Siguiendo ejemplos del siglo xx, como el de Dietrich Bonhoeffer, Ordway le pierde el miedo a la cultura y nos recuerda que vivimos en el mundo aunque no pertenezcamos al mundo. Tenemos cuerpo y alma, alma y cuerpo, y la apologética de la autora no se olvida nunca de ninguno de los dos ni pone el énfasis en el lugar equivocado al respecto de cuestión alguna.
Hay quien ha venerado la creación o ha utilizado el cuidado de la creación como eslogan para el materialismo funcional. Otros utilizan la teología del cuerpo para dar pie a la laxitud en la moral cristiana. Ya tenemos demasiados académicos cristianos, intelectuales cristianos y artistas cristianos para quienes el cristianismo es simplemente un adjetivo que modifica la esencia de sus vidas o de sus carreras profesionales. Ordway es una rareza: es una cristiana que hace cosas, una cristiana académica, una cristiana intelectual, una cristiana artística.
Este libro demuestra que dicho matiz lingüístico es importante.
Ella acepta el Evangelio al completo, no porque siempre le guste, sino porque piensa que es la mejor idea, la más verdadera, la más bella de la historia de la humanidad. Ordway es lo suficientemente realista como para aceptar los fallos de los cristianos, y no defenderá nuestros cismas, nuestros genocidios o nuestra decadencia.
Nunca pierde de vista a Jesús: encarnado, triunfal, vivo.
Yo sé que ella es del tipo de persona a quien le va Dios, un tipo que el siglo XXI tal vez no sea siempre capaz de asimilar. Es lista, potente, femenina y tradicional. Sus puntos de vista son impredecibles, porque los forma sobre la base de la Palabra de Dios.
Hay gente muy lista que desea amar a Jesús, pero prefiere pasar por alto a su novia, la Iglesia. Estos maleducados no salen mejor parados que en esas situaciones en que un marido enamorado conoce a un zafio que se muestra condescendiente con su amada, la ignora o la insulta. Ordway ama al pueblo de Dios porque ama a Dios. Esto no la ciega ante algunos de los problemas de la Iglesia visible, pero su razonamiento no acaba en un cinismo fácil.
La historia de Ordway es la historia de cómo Dios siembra su palabra dentro de ella, cómo Ordway responde «hágase en mí» y acto seguido encuentra su senda hacia un hogar eclesiástico.
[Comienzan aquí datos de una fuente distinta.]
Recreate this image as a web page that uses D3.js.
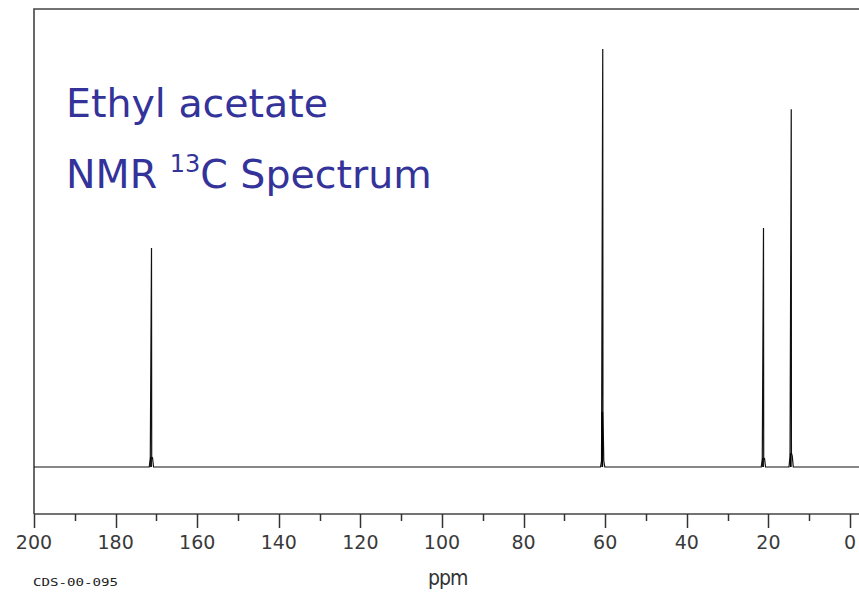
<!DOCTYPE html>
<html>
<head>
<meta charset="utf-8">
<script src="https://cdn.jsdelivr.net/npm/d3@7"></script>
<style>
  body { margin: 0; background: #fff; }
  svg { display: block; }
</style>
</head>
<body>
<div id="chart"></div>
<script>
// peaks (ppm, relative intensity)
const shifts = [171.2, 60.6, 21.2, 14.4];
const heights = [52.4, 100, 57.2, 85.6];
const shoulders = [2.4, 13.2, 2.2, 3.3];
const feet = [2.2, 1.5, 2.0, 2.6];
const tickValues = d3.range(0, 201, 10);
const labelValues = [200, 180, 160, 140, 120, 100, 80, 60, 40, 20, 0];

const W = 859, H = 593;
const svg = d3.select("#chart").append("svg")
    .attr("width", W)
    .attr("height", H);

const x = d3.scaleLinear().domain([200, 0]).range([34, 850]);
const y = d3.scaleLinear().domain([0, 100]).range([467, 49]);

const axisY = 514, topY = 9;

// frame
svg.append("path")
    .attr("d", `M${x(200)},${axisY}V${topY}H${W + 5}`)
    .attr("fill", "none")
    .attr("stroke", "#444")
    .attr("stroke-width", 1.6);

// axis
const axis = svg.append("g")
    .attr("transform", `translate(0,${axisY})`);
axis.append("line")
    .attr("x1", x(200)).attr("x2", W + 5)
    .attr("stroke", "#444").attr("stroke-width", 1.6);
axis.selectAll(".tick").data(tickValues).enter().append("line")
    .attr("x1", d => Math.round(x(d)) + 0.5).attr("x2", d => Math.round(x(d)) + 0.5)
    .attr("y1", 0).attr("y2", d => d % 20 === 0 ? 14 : 7)
    .attr("stroke", "#333").attr("stroke-width", 1.5);
axis.selectAll(".lbl").data(labelValues).enter().append("text")
    .attr("x", d => x(d))
    .attr("y", 35)
    .attr("text-anchor", "middle")
    .attr("font-family", "DejaVu Sans, Verdana, sans-serif")
    .attr("font-size", 19)
    .attr("fill", "#3a3a3a")
    .text(d => d);

svg.append("text")
    .attr("x", 428).attr("y", 585)
    .attr("font-family", "DejaVu Sans Condensed, DejaVu Sans, sans-serif")
    .attr("font-size", 21)
    .attr("letter-spacing", -1)
    .attr("fill", "#333")
    .text("ppm");

svg.append("text")
    .attr("x", 33).attr("y", 586)
    .attr("font-family", "DejaVu Sans Mono, monospace")
    .attr("font-size", 10)
    .attr("textLength", 85)
    .attr("lengthAdjust", "spacingAndGlyphs")
    .attr("fill", "#222")
    .text("CDS-00-095");

// spectrum
const peaks = shifts.map((s, i) => ({s, h: heights[i], sh: shoulders[i], f: feet[i]}));
const line = d3.line().x(d => x(d[0])).y(d => y(d[1]));
const pts = [[200, 0]];
peaks.slice().sort((a, b) => b.s - a.s).forEach(p => {
    pts.push([p.s + 0.55, 0], [p.s + 0.3, p.f], [p.s, p.h], [p.s - 0.05, p.sh],
             [p.s - 0.25, p.f], [p.s - 0.5, 0]);
});
pts.push([-2.5, 0]);
svg.append("path")
    .attr("d", line(pts))
    .attr("fill", "none")
    .attr("stroke", "#111")
    .attr("stroke-width", 1.2);

// heavier base of each line
svg.selectAll(".base").data(peaks).enter().append("line")
    .attr("x1", d => x(d.s) - 0.5).attr("x2", d => x(d.s) - 0.5)
    .attr("y1", y(0)).attr("y2", d => y(d.sh))
    .attr("stroke", "#000").attr("stroke-width", 1.8);

// title
const title = svg.append("g")
    .attr("font-family", "DejaVu Sans, Verdana, sans-serif")
    .attr("fill", "#333399");
title.append("text")
    .attr("x", 66).attr("y", 117)
    .attr("font-size", 39.5)
    .text("Ethyl acetate");
const t2 = title.append("text")
    .attr("x", 66).attr("y", 188)
    .attr("font-size", 39.5);
t2.append("tspan").text("NMR ");
t2.append("tspan").attr("font-size", 24).attr("dy", -16).text("13");
t2.append("tspan").attr("dy", 16).text("C Spectrum");
</script>
</body>
</html>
Ella piensa por sí sola, pero no en soledad. Busca la mente de Cristo y la comunidad de la fe en todas las épocas.
Aunque no comparta todas sus conclusiones sobre la naturaleza de la Iglesia, sí comparto su consciencia de que la Iglesia es al tiempo visible e invisible. Ordway no es un ser de instituciones, sino de la encarnación. Sabe que exactamente igual que los hombres han de tener un cuerpo para ser hombres, así la novia de Cristo ha de ser visible para ser la novia de un Cristo encarnado.
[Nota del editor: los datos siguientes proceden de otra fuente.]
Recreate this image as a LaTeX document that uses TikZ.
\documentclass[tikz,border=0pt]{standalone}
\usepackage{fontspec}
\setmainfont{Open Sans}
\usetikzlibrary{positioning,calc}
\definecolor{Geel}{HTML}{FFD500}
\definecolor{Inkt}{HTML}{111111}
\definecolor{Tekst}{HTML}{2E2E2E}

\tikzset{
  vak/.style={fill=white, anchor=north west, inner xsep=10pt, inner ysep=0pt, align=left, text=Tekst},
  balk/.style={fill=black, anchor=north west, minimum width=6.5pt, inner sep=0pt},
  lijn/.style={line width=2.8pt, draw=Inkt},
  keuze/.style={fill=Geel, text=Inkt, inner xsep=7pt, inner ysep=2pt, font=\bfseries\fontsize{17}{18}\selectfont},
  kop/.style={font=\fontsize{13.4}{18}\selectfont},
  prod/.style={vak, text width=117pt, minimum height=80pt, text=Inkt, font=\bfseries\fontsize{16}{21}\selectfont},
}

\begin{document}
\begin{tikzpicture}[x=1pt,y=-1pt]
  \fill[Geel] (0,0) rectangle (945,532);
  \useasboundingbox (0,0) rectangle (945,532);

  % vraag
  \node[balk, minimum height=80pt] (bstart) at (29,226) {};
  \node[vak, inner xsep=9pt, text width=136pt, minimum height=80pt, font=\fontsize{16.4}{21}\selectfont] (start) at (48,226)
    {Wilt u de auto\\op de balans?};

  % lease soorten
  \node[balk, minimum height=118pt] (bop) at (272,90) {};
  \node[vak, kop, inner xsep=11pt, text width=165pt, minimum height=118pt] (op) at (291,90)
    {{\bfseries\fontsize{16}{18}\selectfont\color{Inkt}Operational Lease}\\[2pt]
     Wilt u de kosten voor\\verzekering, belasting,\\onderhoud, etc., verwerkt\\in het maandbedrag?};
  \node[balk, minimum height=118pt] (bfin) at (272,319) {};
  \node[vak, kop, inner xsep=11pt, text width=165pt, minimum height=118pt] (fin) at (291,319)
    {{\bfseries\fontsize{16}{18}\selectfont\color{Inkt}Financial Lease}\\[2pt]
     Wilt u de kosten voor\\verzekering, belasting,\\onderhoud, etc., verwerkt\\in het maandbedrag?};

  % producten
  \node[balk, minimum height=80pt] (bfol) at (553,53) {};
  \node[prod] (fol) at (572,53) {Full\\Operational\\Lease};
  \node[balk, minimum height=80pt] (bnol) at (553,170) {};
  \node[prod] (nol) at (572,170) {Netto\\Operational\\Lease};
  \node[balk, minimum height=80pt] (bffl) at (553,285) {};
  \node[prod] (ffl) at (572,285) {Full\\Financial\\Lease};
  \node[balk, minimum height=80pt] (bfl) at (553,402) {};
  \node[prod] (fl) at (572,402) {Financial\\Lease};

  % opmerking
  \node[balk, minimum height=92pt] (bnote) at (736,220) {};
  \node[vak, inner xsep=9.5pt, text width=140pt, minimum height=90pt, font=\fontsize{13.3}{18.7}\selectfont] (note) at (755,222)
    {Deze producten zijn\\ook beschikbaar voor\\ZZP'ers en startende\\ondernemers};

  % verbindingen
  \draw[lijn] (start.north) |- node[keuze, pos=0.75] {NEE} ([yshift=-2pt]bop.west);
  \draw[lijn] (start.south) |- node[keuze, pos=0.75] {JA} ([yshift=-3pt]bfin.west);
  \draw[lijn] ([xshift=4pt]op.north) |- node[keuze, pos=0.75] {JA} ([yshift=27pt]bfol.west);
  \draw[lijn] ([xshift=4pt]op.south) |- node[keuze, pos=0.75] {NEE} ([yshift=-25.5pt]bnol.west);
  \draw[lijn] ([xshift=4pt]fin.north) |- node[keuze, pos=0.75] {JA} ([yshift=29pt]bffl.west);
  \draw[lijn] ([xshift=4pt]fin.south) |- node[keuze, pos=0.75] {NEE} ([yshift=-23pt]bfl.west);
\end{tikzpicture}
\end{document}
Al mismo tiempo, la Iglesia es mística y solo se la ve en su plenitud en el paraíso. Ordway sabe razonar (preguntemos a sus alumnos), pero no le da miedo detenerse y ponerse a venerar cuando alcanza lo inefable. Tiene la sensación de que la belleza puede ser un engaño, pero también puede ser una señal.
La de Ordway es una historia en la que el amor reemplaza al miedo. Dios no teme las preguntas, las dudas, las preocupaciones o los errores. No teme a nada porque es el amor perfecto. Ordway ya presintió esta verdad cuando aún se hallaba alejada de Dios, y de ese modo intercambió sus temores y sus dudas sobre sí misma por amor.
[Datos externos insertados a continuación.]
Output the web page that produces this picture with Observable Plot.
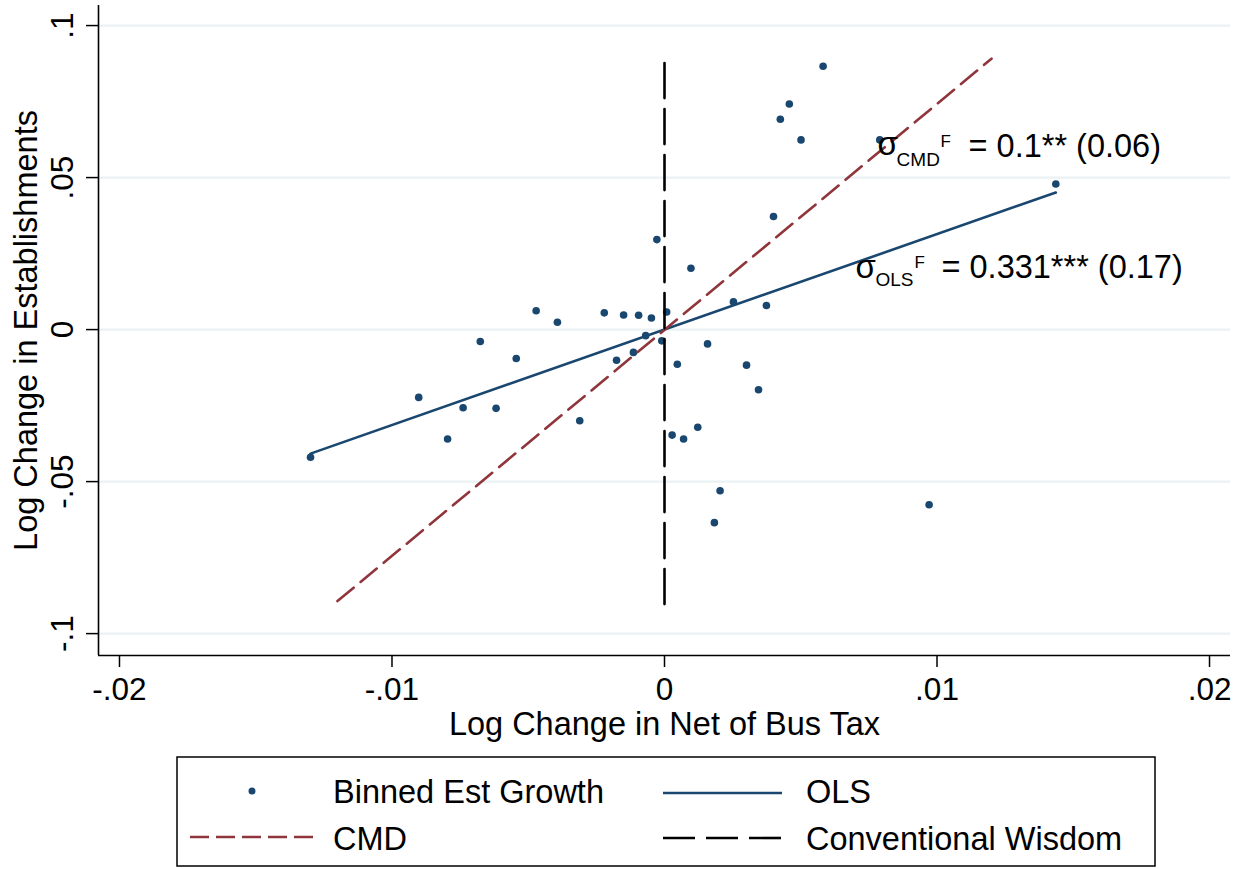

Encontró a una persona, pero al hallarlo a él también halló a su familia: la Iglesia. Ordway no es tan arrogante como para exigir que la familia esté a la altura de sus expectativas, ¡aun cuando esas expectativas están justificadas!
¿Debe contar su historia una persona de quien esperamos que aún se encuentre a medio camino en dicha historia? Si la motivación fuese el orgullo o la autocomplacencia, ningún cristiano podría justificar unas memorias, pero este libro se halla en la tradición del testimonio. Cuando era un crío me encantaba oír lo que contaban aquellos que después serían santos acerca de lo que Jesús estaba obrando en sus vidas. Tales historias alientan a los creyentes para seguir adelante. Sabemos que la Iglesia perdurará, pero flaqueamos.
Las puertas del infierno no prevalecerán sobre la Iglesia, pero con frecuencia tengo la sensación de que a mí me están aplastando. En ese momento, el testimonio de una creyente sobre el estado de su caminar con Dios es de lo más alentador. La doctora Ordway es una luchadora feliz, un estado que no solo implica dar voces de alegría, algo que ella hace sin duda, sino también estar dispuesta a luchar.
Conozco a muchos luchadores de la cultura, pero a pocos luchadores alegres de la cultura: Holly Ordway es uno de ellos.